NUKLEONIKA 2010, 55(4):583-588



Zornitza Tosheva1, Antoine Kies1, Harald Hofmann 2

1 University of Luxembourg, 162a de la Faiencerie Ave., 1511 Luxembourg
2 School of Geosciences, Monash University, Clayton, VIC 3800 Australia

The presence of elevated concentrations of radon in water is a potential health risk when the water is used in public water supply, mainly because of the increase of radon concentration in the indoor air due to degassing [16]. Samples were taken from a large number of Luxembourg’s drinking water springs in 2007 to determine the major ion chemistry and potential contaminants, mainly from agriculture.
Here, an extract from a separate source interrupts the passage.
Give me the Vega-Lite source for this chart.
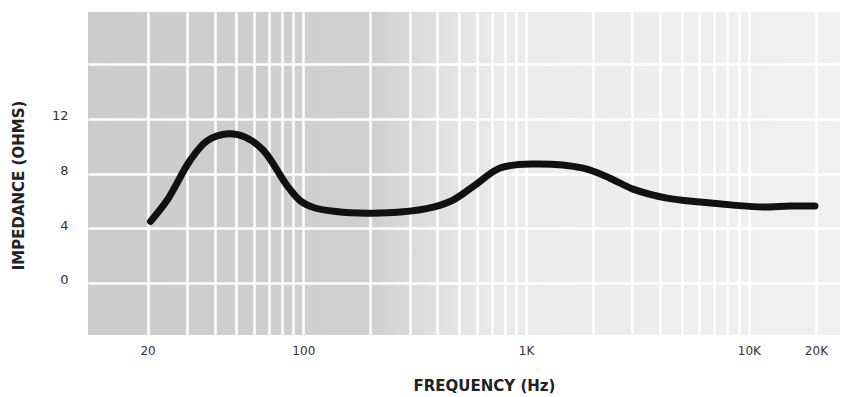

The natural radioactive isotopes were analysed as part of this program. Two sampling campaigns were performed, one in summer, one in winter, to consider seasonal variations. This paper presents the radon activities, which were sampled during the two field campaigns and measured using liquid scintillation counting (LSC). For quality assurance of our results we made three replicates from each collected water sample. This methodology was used because it is more accurate than other possible methods of radon measurement, and its limit of detection is sufficiently low, i.e., 700 Bq·m–3. The correlation between radon and radium levels was estimated, as well as the dependence of radon levels on geology. The results from the year 2007 were compared to previous measurements from the year 2003. Five springs in the program were sampled monthly throughout a year to account for possible seasonal variations, additionally to the large spatial extend of the program.